Sometimes, I kill ideas when they’re still in my head: a few ideas appear, and my brains give it a rough mental check — the look, how it works, pros and cons:
— This doesn’t solve my problem.
— That would look bad.
— Yep, this one seems better.
I ended up only visualizing the “good enough ideas” — those pass my mental check — onto screen/paper.
The problem with that is several fold:
1. Are those killed ideas really “bad ideas”? What if my mental check criteria has some flaws?
2. I lose the opportunities to iterate on those seemingly “bad ideas”. Some of them may be iterated and turn out to be amazing.
3. In a design group critique setting, if someone asks about a bad idea I’ve killed and lists reasons I’ve never thought about, my mind goes blank — ugly moment *cough
Visualizing an idea on screen/paper could help you think more clearly. You can also go a step further, by listing out all pros & cons. This helps you to truly check whether you have valid reasons for them.
If you need a quick trip to coworkers and get their input, now you can present them something to see. Most people can have a hard time to imagine ideas in their heads, therefore, visualizing it helps them to understand, and helps you get perceived as a good communicator.
If a coworker suggests an idea you killed, you can calmly show them what you’ve experimented, and say “I’ve considered it, it doesn’t work because of bla bla. Anything I missed?”
Visualizing ideas is especially cruicial if those seemingly bad ideas come from someone else’s suggestion.

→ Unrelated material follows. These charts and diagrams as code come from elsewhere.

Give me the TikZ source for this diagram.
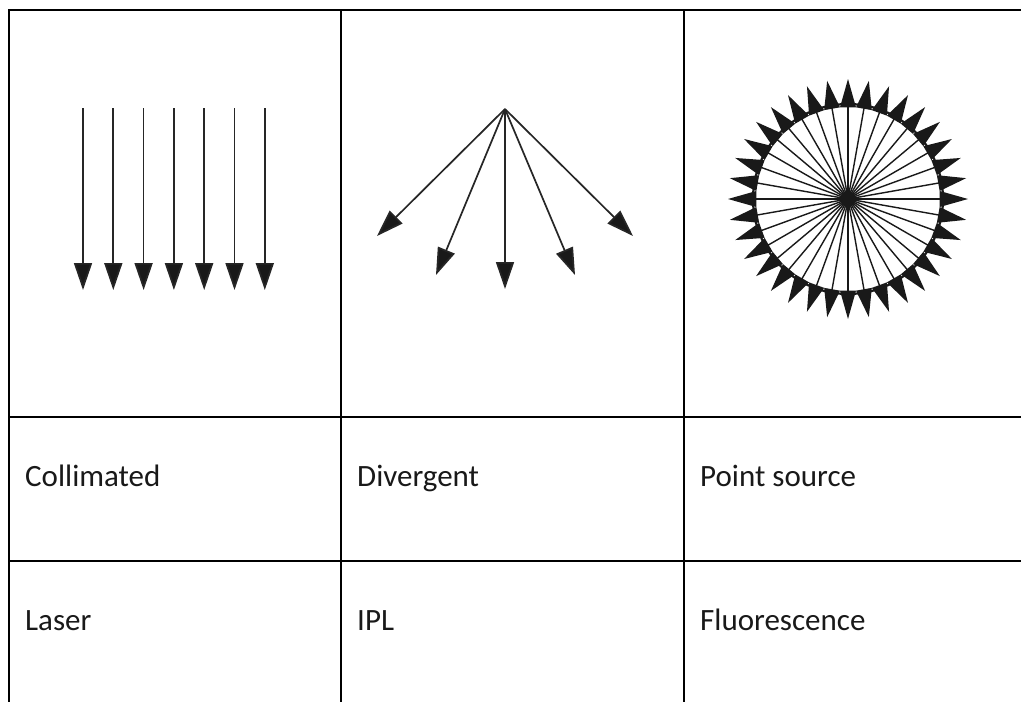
\documentclass[tikz,border=0pt]{standalone}
\usepackage{fontspec}
\setmainfont{Carlito}
\usetikzlibrary{arrows.meta}
\begin{document}
\begin{tikzpicture}[x=1pt,y=-1pt,
  grid/.style={line width=2.2pt,line join=miter},
  ray/.style={line width=1.7pt,draw=black!85,-{Triangle[length=27pt,width=18pt,fill=black!90]}},
  spoke/.style={line width=1.4pt,draw=black!90},
  spike/.style={fill=black!90},
  lbl/.style={anchor=base west,inner sep=0pt,text=black!90,font=\fontsize{31}{37}\selectfont}]
\useasboundingbox (0,0) rectangle (1021,702);
\fill[white] (0,0) rectangle (1021,702);
% table grid
\draw[grid] (9,703) -- (9,10) -- (1022,10);
\draw[grid] (341,10) -- (341,703);
\draw[grid] (684,10) -- (684,703);
\draw[grid] (9,417) -- (1022,417);
\draw[grid] (9,561) -- (1022,561);
% collimated
\foreach \i in {0,...,6} {
  \coordinate (cs\i) at (83+30.3*\i,108);
  \coordinate (ce\i) at (83+30.3*\i,290);
  \draw[ray] (cs\i) -- (ce\i);
}
% divergent
\coordinate (d0) at (505,109);
\foreach \n/\x/\y in {1/377/236, 2/436/275, 3/505/289, 4/575/275, 5/633/236} {
  \coordinate (d\n) at (\x,\y);
  \draw[ray] (d0) -- (d\n);
}
% point source
\coordinate (p) at (848,199);
\foreach \a in {0,10,...,350} {
  \fill[spike,shift={(p)}] (\a-5:92) -- (\a:120) -- (\a+5:92) -- cycle;
  \draw[spoke] (p) -- ++(\a:95);
}
\draw[line width=2.2pt,draw=black!90] (p) circle (95pt);
\fill[black!90] (p) circle (8pt);
% labels
\node[lbl] (t1) at (25,486) {Collimated};
\node[lbl] (t2) at (357,486) {Divergent};
\node[lbl] (t3) at (700,486) {Point source};
\node[lbl] (t4) at (25,630) {Laser};
\node[lbl] (t5) at (357,630) {IPL};
\node[lbl] (t6) at (700,630) {Fluorescence};
\end{tikzpicture}
\end{document}
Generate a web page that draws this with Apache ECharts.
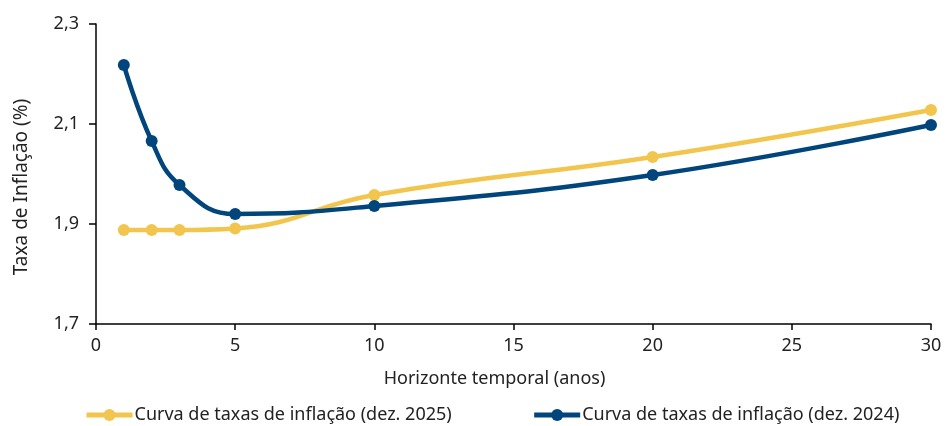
<!DOCTYPE html>
<html><head><meta charset="utf-8">
<script src="https://cdn.jsdelivr.net/npm/echarts@6/dist/echarts.min.js"></script>
<style>html,body{margin:0;padding:0;background:#fff}#c{width:948px;height:426px}</style>
</head><body><div id="c"></div>
<script>
const years = [1, 2, 3, 5, 10, 20, 30];
const dez2025 = [1.888, 1.888, 1.888, 1.891, 1.958, 2.034, 2.128];
const dez2024 = [2.218, 2.066, 1.978, 1.920, 1.936, 1.998, 2.098];
const name2025 = 'Curva de taxas de inflação (dez. 2025)';
const name2024 = 'Curva de taxas de inflação (dez. 2024)';
const font = '"Noto Sans", "Open Sans", sans-serif';
const chart = echarts.init(document.getElementById('c'));
const fmt = v => v.toFixed(1).replace('.', ',');
chart.setOption({
  animation: false,
  textStyle: {fontFamily: font},
  grid: {left: 96, right: 17, top: 24, bottom: 102},
  legend: {
    bottom: 2, left: 84, padding: 0, itemWidth: 46, itemHeight: 15, itemGap: 80,
    textStyle: {fontSize: 18, color: '#222', fontFamily: font, padding: [0, 0, 0, -3]},
    lineStyle: {width: 5},
    data: [name2025, name2024]
  },
  xAxis: {
    type: 'value', min: 0, max: 30, interval: 5,
    name: 'Horizonte temporal (anos)', nameLocation: 'middle', nameGap: 46,
    nameTextStyle: {fontSize: 18, color: '#222', padding: [0, 38, 0, 0]},
    axisLine: {lineStyle: {color: '#000', width: 1.5}},
    axisTick: {show: true, length: 6, lineStyle: {color: '#000', width: 1.5}},
    axisLabel: {fontSize: 18, color: '#222', margin: 13},
    splitLine: {show: false}
  },
  yAxis: {
    type: 'value', min: 1.7, max: 2.3, interval: 0.2,
    name: 'Taxa de Inflação (%)', nameLocation: 'middle', nameGap: 65, nameRotate: 90,
    nameTextStyle: {fontSize: 19, color: '#222', padding: [0, 26, 0, 0]},
    axisLine: {show: true, lineStyle: {color: '#000', width: 1.5}},
    axisTick: {show: true, length: 7, lineStyle: {color: '#000', width: 1.5}},
    axisLabel: {fontSize: 18, color: '#222', margin: 17, formatter: fmt},
    splitLine: {show: false}
  },
  series: [
    {name: name2025, type: 'line', smooth: 0.45, symbol: 'circle', symbolSize: 12,
     data: years.map((x, i) => [x, dez2025[i]]),
     lineStyle: {color: '#F2C64E', width: 4.5}, itemStyle: {color: '#F2C64E'}},
    {name: name2024, type: 'line', smooth: 0.45, symbol: 'circle', symbolSize: 12,
     data: years.map((x, i) => [x, dez2024[i]]),
     lineStyle: {color: '#00457C', width: 4.5}, itemStyle: {color: '#00457C'}}
  ]
});
</script></body></html>
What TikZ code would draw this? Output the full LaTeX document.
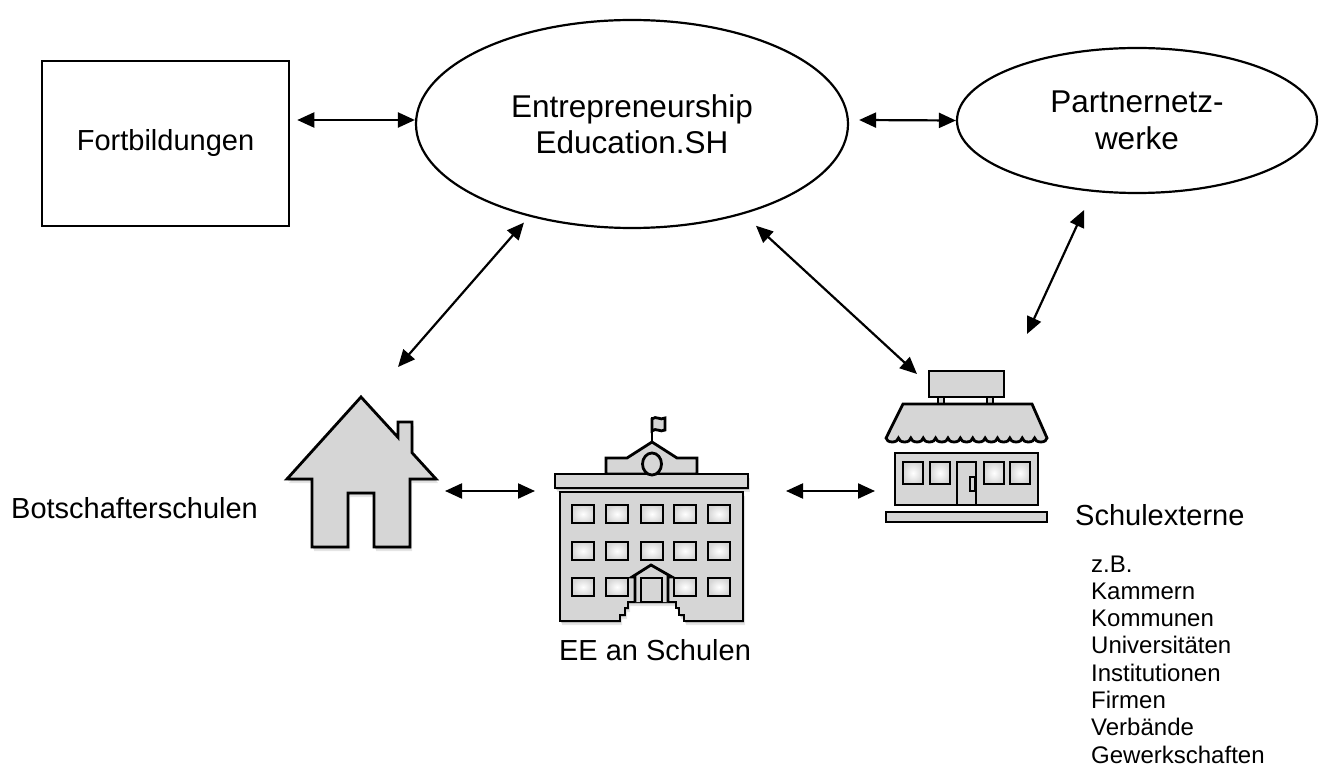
\documentclass[tikz,border=0pt]{standalone}
\usepackage{fontspec}
\setmainfont{Liberation Sans}
\usetikzlibrary{shapes.geometric, arrows.meta, shadows}
\definecolor{iconfill}{HTML}{D6D6D6}

\begin{document}
\begin{tikzpicture}[x=1pt, y=-1pt,
	box/.style={draw, line width=2.5pt, minimum width=247pt, minimum height=165pt, font=\fontsize{29}{36}\selectfont},
	oval/.style={ellipse, draw, line width=2.2pt, inner sep=0pt, align=center, font=\fontsize{31.5}{36.5}\selectfont},
	lbl/.style={font=\fontsize{29}{36}\selectfont, inner sep=0pt},
	listitem/.style={font=\fontsize{24}{27}\selectfont, inner sep=0pt, anchor=base west},
	biarrow/.style={{Triangle[length=17pt,width=15pt]}-{Triangle[length=17pt,width=15pt]}, line width=2.2pt},
	icon/.style={draw, fill=iconfill, line width=2.8pt, line join=miter},
	soft/.style={drop shadow={shadow xshift=1pt, shadow yshift=-2pt, opacity=.18, fill=black},
		drop shadow={shadow xshift=2pt, shadow yshift=-4pt, opacity=.1, fill=black}},
	pane/.style={draw, line width=2.8pt, inner color=white, outer color=iconfill}]
			
			\useasboundingbox (0,0) rectangle (1325,767);
			
			% top row
			\node[box] (fort) at (165.5,143.5) {Fortbildungen};
			\node[oval, minimum width=432pt, minimum height=208pt] (ees) at (632,124) {Entrepreneurship\\Education.SH};
			\node[oval, minimum width=360pt, minimum height=145pt] (pnw) at (1137,120.5) {Partnernetz-\\werke};
			
			% house
			\draw[icon, soft] (361,397) -- (398,437.4) -- (398,422) -- (412,422) -- (412,452.7) -- (436,479)
				-- (410,479) -- (410,547) -- (374,547) -- (374,493) -- (348,493) -- (348,547)
				-- (312,547) -- (312,479) -- (287,479) -- cycle;
			
			% school
			\draw[icon] (652,442) -- (652,417);
			\draw[icon] (652,419) .. controls (656,415) and (660,421) .. (665,418) -- (665,430)
				.. controls (660,433) and (656,427) .. (652,431) -- cycle;
			\draw[icon] (606,474) -- (606,458) -- (627,458) -- (652,442) -- (677,458) -- (697,458) -- (697,474) -- cycle;
			\draw[icon, soft] (555,474) rectangle (748,488);
			\draw[icon] (652,464) ellipse[x radius=9.5, y radius=11];
			\draw[icon, soft] (560,492) -- (743,492) -- (743,621) -- (684,621) -- (684,615) -- (679,615) -- (679,608)
				-- (676,608) -- (676,602) -- (628,602) -- (628,608) -- (625,608) -- (625,615) -- (620,615)
				-- (620,621) -- (560,621) -- cycle;
			\foreach \wx in {572,606,641,674,708} {
				\draw[pane] (\wx,505) rectangle ++(22,18);
				\draw[pane] (\wx,542) rectangle ++(22,18);
			}
			\foreach \wx in {572,606,674,708}
				\draw[pane] (\wx,578) rectangle ++(22,18);
			\draw[icon] (635,602) -- (635,577) -- (632,577) -- (651,565) -- (672,577) -- (668,577) -- (668,602);
			\draw[icon] (641,578) rectangle (662,602);
			
			% shop
			\draw[icon] (929,371) rectangle (1004,397);
			\draw[icon] (938,397) rectangle (993,405);
			\draw[icon, fill=white] (944,397) rectangle (987,405);
			\draw[icon] (903,404) -- (1032,404) -- (1047,438)
				\foreach \k in {1,...,13} {arc[start angle=0, end angle=180, x radius=6.19, y radius=4]} -- cycle;
			\draw[icon] (895,453) rectangle (1038,505);
			\foreach \wx in {903,930,984,1010}
				\draw[pane] (\wx,462) rectangle ++(20,22);
			\draw[icon] (957,462) rectangle (976,505);
			\draw[icon] (970,477) rectangle (975,491);
			\draw[icon] (886,512) rectangle (1047,522);
			
			% connector ends at the pictures
			\coordinate (house-ne) at (398,367);
			\coordinate (house-e) at (445,491);
			\coordinate (school-w) at (535,491);
			\coordinate (school-e) at (786,491);
			\coordinate (shop-w) at (875,491);
			\coordinate (shop-nw) at (917,374);
			\coordinate (shop-ne) at (1027,334);
			
			\draw[biarrow] ([xshift=7pt,yshift=23.5pt]fort.east) -- ([yshift=4pt]ees.west);
			\draw[biarrow] ([xshift=10pt,yshift=4pt]ees.east) -- (pnw.west);
			\draw[biarrow, shorten <=8pt] (ees.222.4) -- (house-ne);
			\draw[biarrow, shorten <=17pt] (ees.-39.8) -- (shop-nw);
			\draw[biarrow, shorten <=20pt] (pnw.238.2) -- (shop-ne);
			\draw[biarrow] (house-e) -- (school-w);
			\draw[biarrow] (school-e) -- (shop-w);
			
			% labels
			\node[lbl, anchor=base west] (bots) at (11,518) {Botschafterschulen};
			\node[lbl, anchor=base] (eeas) at (655,660) {EE an Schulen};
			\node[lbl, anchor=base west] (sext) at (1075,525) {Schulexterne};
			\foreach \w [count=\i] in {z.B., Kammern, Kommunen, Universitäten, Institutionen, Firmen, Verbände, Gewerkschaften}
				\node[listitem] (bsp\i) at (1091,{572+27.3*(\i-1)}) {\w};
			
		\end{tikzpicture}
\end{document}
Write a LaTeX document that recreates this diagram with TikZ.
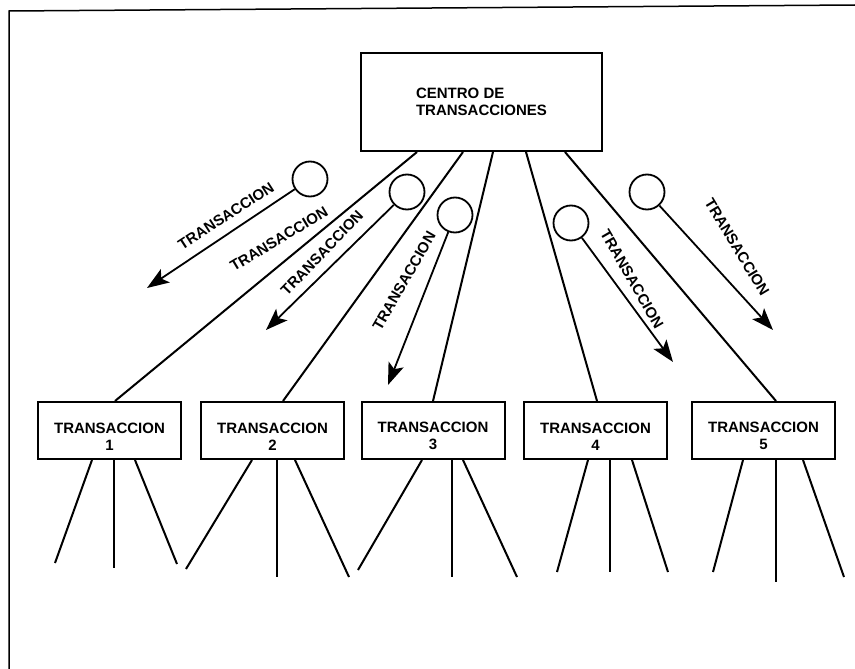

Of course, some ideas obviously do not work, presenting reasons in a calm, objective manner help the other person realize the reasons why — it doesn’t work because it will negatively affect other parts of the application; it doesn’t work because it’s against the product direction.
However, sometimes, it’s good to resist the temptation to kill it immediately just with a quick mental check. It may trigger the other person’s defensiveness on the idea, especially if you do not come up a strong enough reason on the spot. Take the idea, and give it some more thought and experiment. Visualize it for that person and say why it doesn’t work. By now, you should be more confident and calm to explain without being perceived as defensive. Keep in mind that people give suggestions because they care. You don’t want to shut them off.